もうひとつの共有しやすい関心は「システムの障害が増えていないか」です。システムを利用できない、動作が壊れている、重いといった事象は事業への信頼を損ねるものです。完璧はありえないにしても、その頻度や程度が一定の閾値を超えてしまうとユーザーが離れる原因になってしまいます。より外のステークホルダーへの説明といった胃の痛い業務も増えるので事業責任者やPOにとってもしっかり嫌なイベントです。そしてスピードに関する関心と同様に、こちらも技術的負債の結果指標としての側面もあります。典型的な指標としては、可用性やレイテンシー、Four Keysから変更失敗率や平均障害復旧時間が挙げられるでしょう。
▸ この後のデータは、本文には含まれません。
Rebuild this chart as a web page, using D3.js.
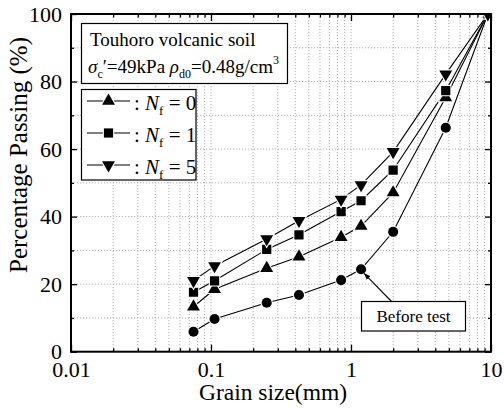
<!DOCTYPE html>
<html><head><meta charset="utf-8">
<script src="https://cdn.jsdelivr.net/npm/d3@7"></script>
<style>
body{margin:0;background:#fff;}
svg{display:block;}
svg text{font-family:"Liberation Serif","Times New Roman",serif !important;}
</style></head>
<body>
<svg id="c" width="504" height="408"></svg>
<script>
const sizes = [0.075, 0.106, 0.25, 0.425, 0.85, 1.18, 2, 4.75, 9.5];
const beforeTest = [5.9, 9.7, 14.5, 16.8, 21.2, 24.4, 35.5, 66.3, 100];
const nf0 = [13.3, 18.5, 24.7, 28.1, 33.9, 37.2, 47.1, 75.3, 100];
const nf1 = [17.6, 21.0, 30.3, 34.6, 41.5, 44.7, 53.8, 77.3, 100];
const nf5 = [21.0, 25.4, 33.4, 38.8, 45.1, 49.4, 59.2, 82.2, 100];
const xMajor = [0.01, 0.1, 1, 10];
const xMajorLabels = ["0.01", "0.1", "1", "10"];
const yMajor = [0, 20, 40, 60, 80, 100];
const yMinor = [10, 30, 50, 70, 90];

const L = 71, R = 491, T = 14, B = 351.7;
const svg = d3.select("#c");
const x = d3.scaleLog().domain([0.01, 10]).range([L, R]);
const y = d3.scaleLinear().domain([0, 100]).range([B, T]);

// minor log values
const xMinor = [];
[0.01, 0.1, 1].forEach(d => { for (let k = 2; k <= 9; k++) xMinor.push(+(d * k).toPrecision(3)); });

// grid
const grid = svg.append("g").attr("stroke", "#b0b0b0").attr("stroke-width", 1).attr("stroke-dasharray", "1.2,1.8");
xMinor.concat([0.1, 1]).forEach(v => grid.append("line").attr("x1", x(v)).attr("x2", x(v)).attr("y1", T).attr("y2", B));
d3.range(10, 100, 10).forEach(v => grid.append("line").attr("x1", L).attr("x2", R).attr("y1", y(v)).attr("y2", y(v)));

// axes
function styleAxis(g) { g.select(".domain").remove(); g.attr("font-family", null); g.selectAll("line").attr("stroke", "#000").attr("stroke-width", 1.3); }
const axB = d3.axisBottom(x).tickValues(xMajor).tickSize(-7).tickPadding(10).tickFormat((d, i) => xMajorLabels[i]);
const gB = svg.append("g").attr("transform", `translate(0,${B})`).call(axB);
styleAxis(gB);
gB.attr("font-size", null);
gB.selectAll("text").attr("font-size", 22).attr("fill", "#000");
svg.append("g").attr("transform", `translate(0,${B})`).call(d3.axisBottom(x).tickValues(xMinor).tickSize(-3.5).tickFormat("")).call(styleAxis);
svg.append("g").attr("transform", `translate(0,${T})`).call(d3.axisTop(x).tickValues(xMajor).tickSize(-7).tickFormat("")).call(styleAxis);
svg.append("g").attr("transform", `translate(0,${T})`).call(d3.axisTop(x).tickValues(xMinor).tickSize(-3.5).tickFormat("")).call(styleAxis);

const axL = d3.axisLeft(y).tickValues(yMajor).tickSize(-6).tickPadding(9).tickFormat(d3.format("d"));
const gL = svg.append("g").attr("transform", `translate(${L},0)`).call(axL);
styleAxis(gL);
gL.attr("font-size", null);
gL.selectAll("text").attr("font-size", 22).attr("fill", "#000");
svg.append("g").attr("transform", `translate(${L},0)`).call(d3.axisLeft(y).tickValues(yMinor).tickSize(-3).tickFormat("")).call(styleAxis);
svg.append("g").attr("transform", `translate(${R},0)`).call(d3.axisRight(y).tickValues(yMajor).tickSize(-6).tickFormat("")).call(styleAxis);
svg.append("g").attr("transform", `translate(${R},0)`).call(d3.axisRight(y).tickValues(yMinor).tickSize(-3).tickFormat("")).call(styleAxis);

// axis titles
svg.append("text").attr("x", 273).attr("y", 400).attr("text-anchor", "middle").attr("font-size", 23.5).text("Grain size(mm)");
svg.append("text").attr("transform", "translate(27,155) rotate(-90)").attr("text-anchor", "middle").attr("font-size", 25).text("Percentage Passing (%)");

// clip
svg.append("clipPath").attr("id", "pc").append("rect").attr("x", L).attr("y", T).attr("width", R - L).attr("height", B - T);
const plot = svg.append("g").attr("clip-path", "url(#pc)");

const series = [
  { vals: beforeTest, sym: d3.symbolCircle, size: 80, rot: 0 },
  { vals: nf0, sym: d3.symbolTriangle, size: 72, rot: 0 },
  { vals: nf1, sym: d3.symbolSquare, size: 85, rot: 0 },
  { vals: nf5, sym: d3.symbolTriangle, size: 72, rot: 180 }
];
const line = d3.line().x((d, i) => x(sizes[i])).y(d => y(d));
series.forEach(s => {
  plot.append("path").attr("d", line(s.vals)).attr("fill", "none").attr("stroke", "#000").attr("stroke-width", 1.1);
});
series.forEach(s => {
  plot.selectAll(null).data(s.vals).enter().append("path")
    .attr("d", d3.symbol(s.sym, s.size))
    .attr("transform", (d, i) => `translate(${x(sizes[i])},${y(d)}) rotate(${s.rot})`)
    .attr("fill", "#000").attr("stroke", "#fff").attr("stroke-width", 2.2).attr("paint-order", "stroke");
});
// frame on top
svg.append("rect").attr("x", L).attr("y", T).attr("width", R - L).attr("height", B - T)
  .attr("fill", "none").attr("stroke", "#000").attr("stroke-width", 2);

// title box
svg.append("rect").attr("x", 81.5).attr("y", 23.5).attr("width", 206).attr("height", 60)
  .attr("fill", "#fff").attr("stroke", "#000").attr("stroke-width", 1.2);
svg.append("text").attr("x", 90).attr("y", 46).attr("font-size", 19).text("Touhoro volcanic soil");
const t2 = svg.append("text").attr("x", 88).attr("y", 73).attr("font-size", 19);
t2.append("tspan").attr("font-style", "italic").text("σ");
t2.append("tspan").attr("font-size", 12).attr("dy", 5).text("c");
t2.append("tspan").attr("dy", -5).text("′=49kPa ");
t2.append("tspan").attr("font-style", "italic").text("ρ");
t2.append("tspan").attr("font-size", 12).attr("dy", 5).text("d0");
t2.append("tspan").attr("dy", -5).text("=0.48g/cm");
t2.append("tspan").attr("font-size", 12).attr("dy", -9).text("3");

// legend
svg.append("rect").attr("x", 81.5).attr("y", 89.5).attr("width", 114.5).attr("height", 90.5)
  .attr("fill", "#fff").attr("stroke", "#000").attr("stroke-width", 1.2);
const legItems = [
  { sym: d3.symbolTriangle, size: 72, rot: 0, n: "0" },
  { sym: d3.symbolSquare, size: 85, rot: 0, n: "1" },
  { sym: d3.symbolTriangle, size: 72, rot: 180, n: "5" }
];
legItems.forEach((it, i) => {
  const cy = 101 + i * 32;
  svg.append("line").attr("x1", 87).attr("x2", 130).attr("y1", cy).attr("y2", cy).attr("stroke", "#000").attr("stroke-width", 1.1);
  svg.append("path").attr("d", d3.symbol(it.sym, it.size)).attr("transform", `translate(108.5,${cy}) rotate(${it.rot})`)
    .attr("fill", "#000").attr("stroke", "#fff").attr("stroke-width", 2.2).attr("paint-order", "stroke");
  const tt = svg.append("text").attr("x", 134).attr("y", cy + 9).attr("font-size", 21);
  tt.append("tspan").text(": ");
  tt.append("tspan").attr("font-style", "italic").text("N");
  tt.append("tspan").attr("font-size", 13).attr("dy", 5).text("f");
  tt.append("tspan").attr("dy", -5).text(" = " + it.n);
});

// annotation
svg.append("defs").append("marker").attr("id", "ah").attr("viewBox", "0 0 10 10").attr("refX", 10).attr("refY", 5)
  .attr("markerWidth", 6).attr("markerHeight", 6).attr("orient", "auto")
  .append("path").attr("d", "M0,1 L10,5 L0,9 z").attr("fill", "#000");
svg.append("line").attr("x1", 392).attr("y1", 302).attr("x2", x(1.18) + 3).attr("y2", y(24.4) + 4)
  .attr("stroke", "#000").attr("stroke-width", 1.1).attr("marker-end", "url(#ah)");
svg.append("rect").attr("x", 361.5).attr("y", 301.5).attr("width", 104).attr("height", 29.5)
  .attr("fill", "#fff").attr("stroke", "#000").attr("stroke-width", 1.2);
svg.append("text").attr("x", 413.5).attr("y", 322).attr("text-anchor", "middle").attr("font-size", 17).text("Before test");
</script>
</body></html>
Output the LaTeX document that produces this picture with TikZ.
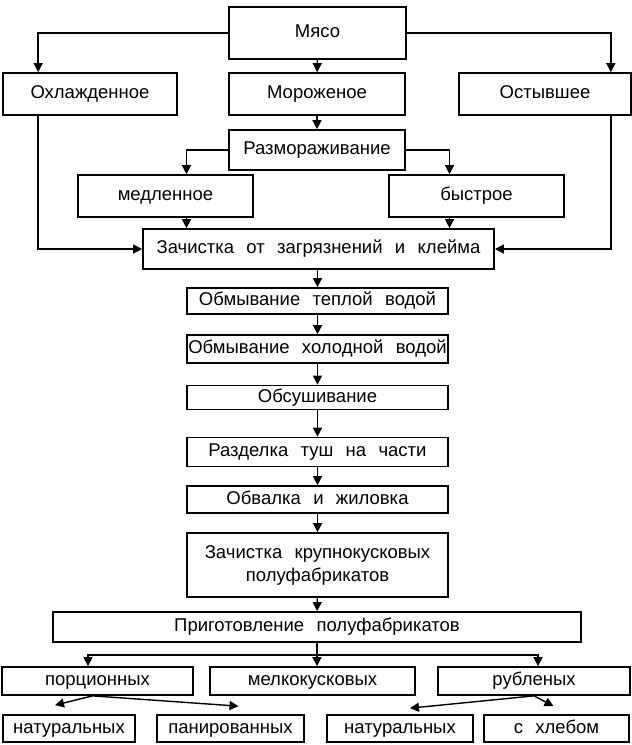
\documentclass[tikz,border=0pt]{standalone}
\usepackage{fontspec}
\setmainfont{Liberation Sans}[WordSpace=2.4]
\usetikzlibrary{arrows.meta}
\tikzset{
    stage/.style={draw, line width=1.7pt, inner sep=1pt, align=center,
        text height=12pt, text depth=3pt,
        font=\fontsize{18.5}{23}\selectfont},
    flow/.style={-{Triangle[length=9pt, width=9pt]}, line width=1.4pt}
}

\begin{document}
\begin{tikzpicture}[x=1pt, y=-1pt]
    \useasboundingbox (0,0) rectangle (632,745);
    % sources
    \node[stage, minimum width=177pt, minimum height=52pt] (myaso) at (317.5,33) {Мясо};
    \node[stage, minimum width=174pt, minimum height=42pt] (ohl) at (90,94) {Охлажденное};
    \node[stage, minimum width=176pt, minimum height=42pt] (moroz) at (317,94) {Мороженое};
    \node[stage, minimum width=172pt, minimum height=42pt] (ostyv) at (545,94) {Остывшее};
    \node[stage, minimum width=176pt, minimum height=40pt] (razm) at (317,150) {Размораживание};
    \node[stage, minimum width=175pt, minimum height=42pt] (medl) at (165.5,196) {медленное};
    \node[stage, minimum width=175pt, minimum height=42pt] (bystr) at (476.5,196) {быстрое};
    \node[stage, minimum width=351pt, minimum height=40pt] (zach) at (318.5,249) {Зачистка от загрязнений и клейма};
    % processing chain
    \node[stage, minimum width=261pt, minimum height=26pt] (teplo) at (317.5,301) {Обмывание теплой водой};
    \node[stage, minimum width=261pt, minimum height=28pt] (holod) at (317.5,349) {Обмывание холодной водой};
    \node[stage, minimum width=261pt, minimum height=24pt] (sush) at (317.5,397.5) {Обсушивание};
    \node[stage, minimum width=261pt, minimum height=29pt] (razd) at (317.5,452) {Разделка туш на части};
    \node[stage, minimum width=261pt, minimum height=27pt] (obval) at (317.5,499.5) {Обвалка и жиловка};
    \node[stage, minimum width=261pt, minimum height=64pt, text height=, text depth=] (krup) at (317.5,565) {Зачистка крупнокусковых\\полуфабрикатов};
    \node[stage, minimum width=528pt, minimum height=30pt] (prig) at (317,627) {Приготовление полуфабрикатов};
    % products
    \node[stage, minimum width=191pt, minimum height=28pt] (porc) at (97.5,681) {порционных};
    \node[stage, minimum width=205pt, minimum height=28pt] (melk) at (312.5,681) {мелкокусковых};
    \node[stage, minimum width=192pt, minimum height=28pt] (rubl) at (534,681) {рубленых};
    \node[stage, minimum width=132pt, minimum height=27pt] (nat1) at (69,728.5) {натуральных};
    \node[stage, minimum width=147pt, minimum height=27pt] (panir) at (230.5,728.5) {панированных};
    \node[stage, minimum width=146pt, minimum height=27pt] (nat2) at (400,728.5) {натуральных};
    \node[stage, minimum width=145pt, minimum height=27pt] (hleb) at (556.5,728.5) {с хлебом};

    \draw[flow] (myaso.west) -| ([xshift=36pt]ohl.north west);
    \draw[flow] (myaso.east) -| ([xshift=-21pt]ostyv.north east);
    \draw[flow] (myaso) -- (moroz);
    \draw[flow] (moroz) -- (razm);
    \draw[flow] (razm.west) -| ([xshift=21pt]medl.north);
    \draw[flow] (razm.east) -| ([xshift=-27pt]bystr.north);
    \draw[flow] ([xshift=21pt]medl.south) -- ([xshift=21pt]medl.south |- zach.north);
    \draw[flow] ([xshift=-27pt]bystr.south) -- ([xshift=-27pt]bystr.south |- zach.north);
    \draw[flow] ([xshift=36pt]ohl.south west) |- (zach.west);
    \draw[flow] ([xshift=-21pt]ostyv.south east) |- (zach.east);
    \draw[flow] (zach.south -| teplo) -- (teplo);
    \draw[flow] (teplo) -- (holod);
    \draw[flow] (holod) -- (sush);
    \draw[flow] (sush) -- (razd);
    \draw[flow] (razd) -- (obval);
    \draw[flow] (obval) -- (krup);
    \draw[flow] (krup) -- (prig);
    % branches
    \coordinate (split) at ([yshift=-12pt]prig.south);
    \draw[flow] (prig.south) -- (prig.south |- melk.north);
    \draw[flow] (split) -| ([xshift=-9.5pt]porc.north);
    \draw[flow] (split) -| ([xshift=4pt]rubl.north);
    \draw[flow] ([xshift=-5pt]porc.south) -- ([xshift=-14pt, yshift=9pt]nat1.north);
    \draw[flow] ([xshift=-5pt]porc.south) -- ([xshift=8pt, yshift=8pt]panir.north);
    \draw[flow] (rubl.south) -- ([xshift=10pt, yshift=6pt]nat2.north);
    \draw[flow] (rubl.south) -- ([xshift=-3pt, yshift=8pt]hleb.north);
\end{tikzpicture}
\end{document}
こうした共通の関心を計測し、そこに沿って技術的負債を可視化することで、まずは優先度判断の議論ができる土台を作れると考えます。また、ここまで述べたような指標は、技術的負債に対応するタイミングをはかる上でもよく機能するはずです。これらの指標を定期的に検査しておくことで、開発生産性とシステムの安定性における実害が出て、課題が顕在化しはじめたことをキャッチできる期待があります。エンジニアが最初にキャッチする漠然とした嫌な感じは超えていて、かつ手がつけられない状態になるまでには時間があるという、絶妙なタイミングで問題を俎上に上げられる頻度が高まるはずです。

ステークホルダーの関心に沿った目標を置いて戦略的に取り組む

前の節で説明したのは、技術的負債をうまく共有するための方向付けでした。実際に技術的負債に対応するためには計画と実行も必要です。この節ではそのための方向付けを考えてみます。

まず、前の節でステークホルダーの関心に沿って技術的負債を可視化する方向付けを提案しましたが、実は計画と実行においてもこの考え方は適用できます。例えば、平均障害復旧時間に関する課題感が高まっていてステークホルダーと共有できていたとします。それに対して「ログを出して監視をします」とか「障害対応演習を行います」と提案を始めてしまうと、やはりステークホルダーは判断が難しくなってしまいます。ステークホルダーの関心はあくまで「平均障害復旧時間をどうするか」であって、それをどう解くかはエンジニア特有の関心だからです。「このくらいのリソースを割けば平均障害復旧時間がこのくらい改善する」と大掴みに理解できると、ステークホルダーはリソースを投じる判断をしやすいのです。

もちろん、いつもすんなり目標が置けるとは限りません。数値目標をどのくらいに置くかで悩むこともあるでしょう。それでも「ベロシティの低下を最も招いたであろうXXな性質を取り除く」であるとか、抽象的なゴールを定義する言語化を行うことは、技術的負債への対応にリソースを割く障壁を下げるために重要です。EMとしても、単にこうした方向性を示すだけでなく、目標の設定を手伝うなど委譲のスライダーを動かして助けていくことができるでしょう。

また目標の効用はそれだけではありません。システムの結果指標に着目し、目標から逆算して少ない労力で実行する力が加わるため、戦略的な思考が促されます。変更頻度の高い部分の品質を重点的に高めたり、事業上重要なフローに絞って可観測性を高めたり、そういった鋭いアプローチが自然と生まれることが期待できます。これはリソースが限られている以上とても望ましい振る舞いです。アウトカムに着目して本質的な仕事に取り組むという意味では普遍的なプラクティスと言えるかもしれません。

まとめ

本記事では技術的負債のマネジメントについて考えました。技術的負債には、単に技術面の難しさだけでなくプロダクトマネジメント面の難しさがあり、それを乗り越えるためにはステークホルダーの関心に沿って技術的負債を可視化することが重要です。また、その計画と実行においてもステークホルダーの関心に沿って目標を設定することで、リソースを投じる判断をやりやすくし、また戦略的に取り組むためのガイドラインとすることができます。こうした抽象度の高い方向付けを通じて、EMとして効果的に技術的負債をマネジメントできるのではないかと考えています。